I went to a huge comprehensive school in Wandsworth. I imagine it's just the kind of institution Mr Gove hates. I had an amazing art education between the ages of 11 and 18. One of my teachers was Noel Hawks, who ran a record shop in Clapham High Street called Dub Vendor. Around that time I remember a large group of us trekking to east London to take part in the Anti-Nazi Carnival at Victoria Park. We saw the Clash and X-Ray Spex. The study of Poly Styrene should be in the art curriculum. I came away with two experiences that I talked to Mr Hawks about: one was seeing dub innovators Aswad and the other was the surrealist and activist collage work of John Heartfield. Heartfield-inspired graphics filled Victoria Park and later Brockwell Park. All kids at school need to realise that art is free speech and rebellion.

My other art teacher was Kathy Dalwood. She is the painter Dexter Dalwood's cousin and Hubert Dalwood's daughter. She took us on all sorts of school trips, mainly to what is now Tate Britain and the Hayward Gallery. I researched her dad and became interested in British sculpture. I loved, still love, Henry Moore from looking at his shelter drawings when I was at school. May be that's why I am so incensed about Tower Hamlets selling the Moore sculpture "Old Flo".

The most instructional experience was a school trip to the Whitechapel art gallery to see the Max Beckmann show that Nicholas Serota had put together. Jenni Lomax was the art education person then, and she told us, through looking at the paintings, about the Weimar republic and allegory. Later she presented us with huge sheets of paper and said forget about the paintings downstairs, just make something huge. That day was the day I thought: THIS IS FOR ME.

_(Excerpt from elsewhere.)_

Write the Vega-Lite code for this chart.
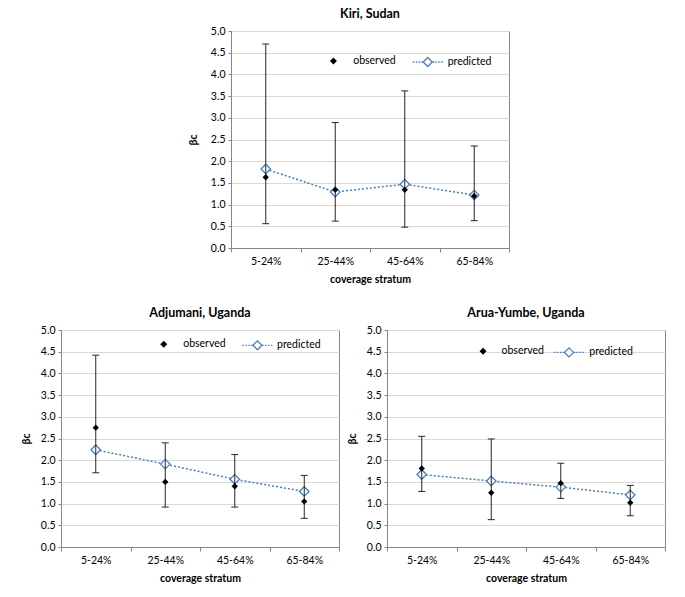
{
  "$schema": "https://vega.github.io/schema/vega-lite/v6.json",
  "padding": {"left": 20, "top": 7, "right": 5, "bottom": 5},
  "background": "white",
  "datasets": {
    "d": [
      {"site": "Kiri, Sudan", "stratum": "5-24%", "obs": 1.63, "pred": 1.82, "lo": 0.56, "hi": 4.70},
      {"site": "Kiri, Sudan", "stratum": "25-44%", "obs": 1.34, "pred": 1.29, "lo": 0.62, "hi": 2.89},
      {"site": "Kiri, Sudan", "stratum": "45-64%", "obs": 1.34, "pred": 1.47, "lo": 0.48, "hi": 3.62},
      {"site": "Kiri, Sudan", "stratum": "65-84%", "obs": 1.20, "pred": 1.22, "lo": 0.63, "hi": 2.35},
      {"site": "Adjumani, Uganda", "stratum": "5-24%", "obs": 2.75, "pred": 2.24, "lo": 1.71, "hi": 4.42},
      {"site": "Adjumani, Uganda", "stratum": "25-44%", "obs": 1.50, "pred": 1.91, "lo": 0.92, "hi": 2.40},
      {"site": "Adjumani, Uganda", "stratum": "45-64%", "obs": 1.40, "pred": 1.56, "lo": 0.92, "hi": 2.13},
      {"site": "Adjumani, Uganda", "stratum": "65-84%", "obs": 1.05, "pred": 1.28, "lo": 0.66, "hi": 1.65},
      {"site": "Arua-Yumbe, Uganda", "stratum": "5-24%", "obs": 1.81, "pred": 1.67, "lo": 1.28, "hi": 2.55},
      {"site": "Arua-Yumbe, Uganda", "stratum": "25-44%", "obs": 1.25, "pred": 1.52, "lo": 0.63, "hi": 2.49},
      {"site": "Arua-Yumbe, Uganda", "stratum": "45-64%", "obs": 1.47, "pred": 1.38, "lo": 1.12, "hi": 1.93},
      {"site": "Arua-Yumbe, Uganda", "stratum": "65-84%", "obs": 1.02, "pred": 1.20, "lo": 0.72, "hi": 1.42}
    ]
  },
  "data": {"name": "d"},
  "vconcat": [
    {
      "hconcat": [
        {
          "width": 126, "height": 217,
          "view": {"stroke": null},
          "data": {"values": []},
          "mark": {"type": "point", "opacity": 0}
        },
        {
          "title": {"text": "Kiri, Sudan"},
          "width": 278, "height": 217,
          "transform": [{"filter": "datum.site === 'Kiri, Sudan'"}],
          "encoding": {"x": {"field": "stratum", "type": "ordinal", "sort": null, "title": "coverage stratum", "scale": {"type": "band", "paddingInner": 0, "paddingOuter": 0}}},
          "layer": [
            {"mark": {"type": "line", "stroke": "#4A7EBB", "strokeDash": [2, 2], "strokeWidth": 1.5},
             "encoding": {"y": {"field": "pred", "type": "quantitative", "title": "βc", "scale": {"domain": [0, 5], "nice": false}, "axis": {"titlePadding": 12}}}},
            {"mark": {"type": "point", "shape": "diamond", "size": 90, "filled": true, "fill": "#ffffff", "strokeWidth": 1.3, "opacity": 1},
             "encoding": {"y": {"field": "pred", "type": "quantitative", "title": "βc"},
               "stroke": {"datum": "predicted", "scale": {"domain": ["predicted"], "range": ["#4A7EBB"]},
                 "legend": {"orient": "none", "legendX": 180.7, "legendY": 15, "title": null, "symbolType": "M-1,0L-0.9,0M-0.8,0L-0.7,0M-0.6,0L-0.5,0M-0.42,0L-0.32,0M0,-0.3L0.3,0L0,0.3L-0.3,0ZM0.32,0L0.42,0M0.5,0L0.6,0M0.7,0L0.8,0M0.9,0L1,0", "symbolSize": 900, "symbolFillColor": "#ffffff", "symbolStrokeWidth": 1.3, "symbolOpacity": 1, "padding": 0, "labelFont": "Lato", "labelFontSize": 10.5, "labelColor": "#000", "labelOffset": 4}}}},
            {"mark": {"type": "rule", "color": "#262626", "strokeWidth": 1},
             "encoding": {"y": {"field": "lo", "type": "quantitative", "title": "βc"}, "y2": {"field": "hi"}}},
            {"mark": {"type": "tick", "color": "#262626", "size": 7, "thickness": 1, "opacity": 1},
             "encoding": {"y": {"field": "lo", "type": "quantitative", "title": "βc"}}},
            {"mark": {"type": "tick", "color": "#262626", "size": 7, "thickness": 1, "opacity": 1},
             "encoding": {"y": {"field": "hi", "type": "quantitative", "title": "βc"}}},
            {"mark": {"type": "point", "shape": "diamond", "size": 40, "filled": true, "strokeWidth": 0, "opacity": 1},
             "encoding": {"y": {"field": "obs", "type": "quantitative", "title": "βc"},
               "fill": {"datum": "observed", "scale": {"domain": ["observed"], "range": ["#000000"]},
                 "legend": {"orient": "none", "legendX": 97.2, "legendY": 24.7, "title": null, "symbolType": "diamond", "symbolSize": 49, "symbolFillColor": "#000000", "symbolStrokeWidth": 0, "symbolOpacity": 1, "padding": 0, "labelFont": "Lato", "labelFontSize": 10.5, "labelColor": "#000", "labelOffset": 14.5}}}}
          ]
        }
      ],
      "spacing": 0,
      "resolve": {"scale": {"fill": "independent", "stroke": "independent", "y": "independent", "x": "independent"}, "legend": {"fill": "independent", "stroke": "independent"}}
    },
    {
      "hconcat": [
        {
          "title": {"text": "Adjumani, Uganda"},
          "width": 278, "height": 217,
          "transform": [{"filter": "datum.site === 'Adjumani, Uganda'"}],
          "encoding": {"x": {"field": "stratum", "type": "ordinal", "sort": null, "title": "coverage stratum", "scale": {"type": "band", "paddingInner": 0, "paddingOuter": 0}}},
          "layer": [
            {"mark": {"type": "line", "stroke": "#4A7EBB", "strokeDash": [2, 2], "strokeWidth": 1.5},
             "encoding": {"y": {"field": "pred", "type": "quantitative", "title": "βc", "scale": {"domain": [0, 5], "nice": false}}}},
            {"mark": {"type": "point", "shape": "diamond", "size": 90, "filled": true, "fill": "#ffffff", "strokeWidth": 1.3, "opacity": 1},
             "encoding": {"y": {"field": "pred", "type": "quantitative", "title": "βc"},
               "stroke": {"datum": "predicted", "scale": {"domain": ["predicted"], "range": ["#4A7EBB"]},
                 "legend": {"orient": "none", "legendX": 180.4, "legendY": -0.7, "title": null, "symbolType": "M-1,0L-0.9,0M-0.8,0L-0.7,0M-0.6,0L-0.5,0M-0.42,0L-0.32,0M0,-0.3L0.3,0L0,0.3L-0.3,0ZM0.32,0L0.42,0M0.5,0L0.6,0M0.7,0L0.8,0M0.9,0L1,0", "symbolSize": 900, "symbolFillColor": "#ffffff", "symbolStrokeWidth": 1.3, "symbolOpacity": 1, "padding": 0, "labelFont": "Lato", "labelFontSize": 10.5, "labelColor": "#000", "labelOffset": 3.6}}}},
            {"mark": {"type": "rule", "color": "#262626", "strokeWidth": 1},
             "encoding": {"y": {"field": "lo", "type": "quantitative", "title": "βc"}, "y2": {"field": "hi"}}},
            {"mark": {"type": "tick", "color": "#262626", "size": 7, "thickness": 1, "opacity": 1},
             "encoding": {"y": {"field": "lo", "type": "quantitative", "title": "βc"}}},
            {"mark": {"type": "tick", "color": "#262626", "size": 7, "thickness": 1, "opacity": 1},
             "encoding": {"y": {"field": "hi", "type": "quantitative", "title": "βc"}}},
            {"mark": {"type": "point", "shape": "diamond", "size": 40, "filled": true, "strokeWidth": 0, "opacity": 1},
             "encoding": {"y": {"field": "obs", "type": "quantitative", "title": "βc"},
               "fill": {"datum": "observed", "scale": {"domain": ["observed"], "range": ["#000000"]},
                 "legend": {"orient": "none", "legendX": 97.5, "legendY": 9, "title": null, "symbolType": "diamond", "symbolSize": 49, "symbolFillColor": "#000000", "symbolStrokeWidth": 0, "symbolOpacity": 1, "padding": 0, "labelFont": "Lato", "labelFontSize": 10.5, "labelColor": "#000", "labelOffset": 14.2}}}}
          ]
        },
        {
          "title": {"text": "Arua-Yumbe, Uganda"},
          "width": 278, "height": 217,
          "transform": [{"filter": "datum.site === 'Arua-Yumbe, Uganda'"}],
          "encoding": {"x": {"field": "stratum", "type": "ordinal", "sort": null, "title": "coverage stratum", "scale": {"type": "band", "paddingInner": 0, "paddingOuter": 0}}},
          "layer": [
            {"mark": {"type": "line", "stroke": "#4A7EBB", "strokeDash": [2, 2], "strokeWidth": 1.5},
             "encoding": {"y": {"field": "pred", "type": "quantitative", "title": "βc", "scale": {"domain": [0, 5], "nice": false}}}},
            {"mark": {"type": "point", "shape": "diamond", "size": 90, "filled": true, "fill": "#ffffff", "strokeWidth": 1.3, "opacity": 1},
             "encoding": {"y": {"field": "pred", "type": "quantitative", "title": "βc"},
               "stroke": {"datum": "predicted", "scale": {"domain": ["predicted"], "range": ["#4A7EBB"]},
                 "legend": {"orient": "none", "legendX": 166, "legendY": 6.4, "title": null, "symbolType": "M-1,0L-0.9,0M-0.8,0L-0.7,0M-0.6,0L-0.5,0M-0.42,0L-0.32,0M0,-0.3L0.3,0L0,0.3L-0.3,0ZM0.32,0L0.42,0M0.5,0L0.6,0M0.7,0L0.8,0M0.9,0L1,0", "symbolSize": 900, "symbolFillColor": "#ffffff", "symbolStrokeWidth": 1.3, "symbolOpacity": 1, "padding": 0, "labelFont": "Lato", "labelFontSize": 10.5, "labelColor": "#000", "labelOffset": 4.3}}}},
            {"mark": {"type": "rule", "color": "#262626", "strokeWidth": 1},
             "encoding": {"y": {"field": "lo", "type": "quantitative", "title": "βc"}, "y2": {"field": "hi"}}},
            {"mark": {"type": "tick", "color": "#262626", "size": 7, "thickness": 1, "opacity": 1},
             "encoding": {"y": {"field": "lo", "type": "quantitative", "title": "βc"}}},
            {"mark": {"type": "tick", "color": "#262626", "size": 7, "thickness": 1, "opacity": 1},
             "encoding": {"y": {"field": "hi", "type": "quantitative", "title": "βc"}}},
            {"mark": {"type": "point", "shape": "diamond", "size": 40, "filled": true, "strokeWidth": 0, "opacity": 1},
             "encoding": {"y": {"field": "obs", "type": "quantitative", "title": "βc"},
               "fill": {"datum": "observed", "scale": {"domain": ["observed"], "range": ["#000000"]},
                 "legend": {"orient": "none", "legendX": 90.8, "legendY": 16, "title": null, "symbolType": "diamond", "symbolSize": 49, "symbolFillColor": "#000000", "symbolStrokeWidth": 0, "symbolOpacity": 1, "padding": 0, "labelFont": "Lato", "labelFontSize": 10.5, "labelColor": "#000", "labelOffset": 13.2}}}}
          ]
        }
      ],
      "spacing": 6,
      "resolve": {"scale": {"fill": "independent", "stroke": "independent", "y": "independent", "x": "independent"}, "legend": {"fill": "independent", "stroke": "independent"}}
    }
  ],
  "spacing": 20,
  "resolve": {"scale": {"fill": "independent", "stroke": "independent", "y": "independent", "x": "independent"}, "legend": {"fill": "independent", "stroke": "independent"}},
  "config": {
    "font": "Lato",
    "view": {"stroke": "#898989", "strokeWidth": 1},
    "title": {"font": "Lato", "fontSize": 12.5, "fontWeight": "bold", "color": "#000", "anchor": "middle", "offset": 6},
    "axis": {"labelFont": "Lato", "labelFontSize": 10.5, "labelColor": "#000", "titleFont": "Lato", "titleFontSize": 10.5, "titleFontWeight": "bold", "titleColor": "#000", "domainColor": "#868686", "tickColor": "#868686"},
    "axisY": {"grid": true, "gridColor": "#D9D9D9", "tickSize": 3, "labelPadding": 3, "titlePadding": 9, "format": ".1f", "labelOverlap": false, "tickCount": 10},
    "axisX": {"grid": false, "tickBand": "extent", "tickSize": 4, "labelAngle": 0, "labelPadding": 4, "titlePadding": 8}
  }
}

Alistair Spalding artistic director and chief executive, Sadler's Wells

I'm afraid I'm not a good example of someone being inspired to go into the arts by my education, as we really didn't get much of a chance to develop our creative skills at the secondary school I went to. I ended up educating myself in the arts, and luckily it turned out well for me. I do not want my children's chances of enjoying or participating in artistic pursuits to be such a lottery, however. They should have a chance to at least find out whether they have musical, dramatic, choreographic or visual arts talent and, more importantly, whether they find pleasure in those pursuits. The benefits of having dance as part of a creative education are particularly obvious, as it is a performing art that enables you to express emotions and ideas but at the same time it improves your physical coordination and wellbeing.

Mark Wallinger artist

Looking back, I realise how blessed I was to go to Manford Way junior school in Hainault, Essex. Staffed by an array of talented and eccentric teachers, many of whom had come late to the vocation, it allowed our imaginations to flourish. I owe an awful lot to Mr Holland, a polymath who could hold a classroom transfixed by reading classic children's books or get us to work out the height of the school clocktower using trigonometry, and who also took art seriously, promoting the better of us from desk to easel. He encouraged me to further what abilities I had to draw and paint – to look closely, observe and reflect, make judgments, assess and reassess. To draw from life is to become absorbed in a profound engagement with the world.

Art comes not at the expense of an academic education, nor is it about grace notes in the margins; it is education. But in Goveworld this might be a problem because it is impossible to measure and becomes its own reward.